Indeed, as Ron Kline, President Biden's chief of staff, pointed out:
Joe Biden, right now, is the only president in history where no one's paid on their student loans for the entirety of his presidency.
What's next? I predict President Biden will announce significant student-debt relief this fall--in time to impact the 2022 midterm elections.
After all, it would be political madness for the Biden administration to force student borrowers to begin making payments again only weeks before the nation goes to the polls to elect the next Congress.
Sometime in August or September, I think the President will do one of three things:
- He may reduce each student debtor's loan balance by $10,000, which he promised to do on the campaign trail.

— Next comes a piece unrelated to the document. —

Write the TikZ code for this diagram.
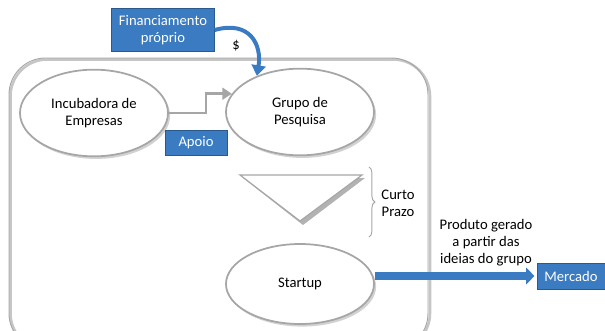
\documentclass[tikz,border=0pt]{standalone}
\usepackage{fontspec}
\setmainfont{Carlito}
\usetikzlibrary{positioning, arrows.meta, shapes.geometric, decorations.pathreplacing, shadows}
\definecolor{boxblue}{HTML}{3A7BC1}
\definecolor{edgeblue}{HTML}{2A5A8C}
\definecolor{linegray}{HTML}{A6A6A6}

\begin{document}
\begin{tikzpicture}[x=0.03cm, y=-0.03cm, font=\fontsize{12.5}{14.5}\selectfont,
    bubble/.style={ellipse, draw=linegray, line width=1.5pt, fill=white,
      minimum width=4.44cm, minimum height=2.6cm, align=center,
      drop shadow={shadow xshift=1.8pt, shadow yshift=-2.2pt, fill=gray!70}},
    tag/.style={fill=boxblue, draw=edgeblue, text=white, align=center, inner sep=2pt}]
  \useasboundingbox (0,0) rectangle (605,331);
  \clip (0,0) rectangle (605,331);

  % moldura
  \draw[gray!45, line width=2.2pt, rounded corners=1.1cm] (10.5,59.5) rectangle (430,350);
  \draw[linegray, line width=0.8pt, rounded corners=1.1cm] (9,58) rectangle (428,350);

  \node[bubble] (incub) at (94,113) {Incubadora de\\Empresas};
  \node[bubble] (grupo) at (300,112) {Grupo de\\Pesquisa};
  \node[bubble, minimum height=2.4cm] (startup) at (300,284) {Startup};

  % funil
  \fill[gray!60] (243,178) -- (365,178) -- (303,225) -- cycle;
  \draw[linegray, fill=white, line width=1pt] (240,175) coordinate (f1) -- (362,175) coordinate (f2)
    -- (300,221) coordinate (f3) -- cycle;
  \draw[linegray, line width=0.8pt, decorate, decoration={brace, amplitude=5pt}]
    (369,167) coordinate (b1) -- (369,237) coordinate (b2);
  \node[align=center] (prazo) at (398,203) {Curto\\Prazo};

  \node[tag, minimum width=3.09cm, minimum height=1.29cm] (financ) at (163,30) {Financiamento\\próprio};
  \node[tag, minimum width=1.86cm, minimum height=0.75cm] (apoio) at (196,143) {Apoio};
  \node[tag, minimum width=2.04cm, minimum height=0.78cm] (mercado) at (571,276) {Mercado};

  \draw[boxblue, line width=3.4pt, -{Triangle[length=9pt, width=12pt]}]
    (financ.east) .. controls (250,20) and (262,45) .. (grupo.140);
  \node (cifrao) at (236,46) {\$};

  \draw[linegray, line width=2.2pt, -{Triangle[length=8pt, width=10pt]}]
    (incub.east) -- ++(37,0) |- (grupo.165);

  \draw[boxblue, line width=6.8pt, shorten >=2pt, -{Triangle[length=7pt, width=14pt]}]
    (startup.east |- mercado.west) -- (mercado.west);
  \node[align=center] (produto) at (486,243) {Produto gerado\\a partir das\\ideias do grupo};
\end{tikzpicture}
\end{document}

- He might wipe out $50,000 of debt for each college borrower, something Senator Elizabeth Warren, Senator Chuck Schumer, and other progressive Democrats have urged him to do.
- President Biden might go the full monty and cancel all student debt, totaling $1.7 trillion.
In my opinion, the President will take the middle course and give college borrowers $50,000 in debt relief. A $10,000 write-off is not big enough to satisfy his base, and wiping out all $1.7 trillion in student debt is too audacious.
But regardless of what President Biden decides to do regarding student-debt relief, here are things the federal government will probably not do:
Congress will not rein in the for-profit colleges. The for-profits' lobbyists and campaign contributions will continue protecting this sleazy racket.
Congress will not reform or eliminate the Parent PLUS program. Parent PLUS has brought financial ruin to hundreds of thousands of low-income families, but too many colleges depend on Parent PLUS money for Congress to shut down the program.
Congress will not reform the Bankruptcy Code to allow distressed student borrowers to shed their college loans in bankruptcy.
As I have said for twenty years, the simplest and most equitable way to address the student-loan crisis would be to allow honest but unfortunate college borrowers to discharge their student loans in the bankruptcy courts. But that reform makes too goddamned much sense for Congress to do it.
In short, what we are likely to see in the coming months is massive student-loan debt relief with no reforms whatsoever for the federal student-loan program--the biggest boondoggle in American history.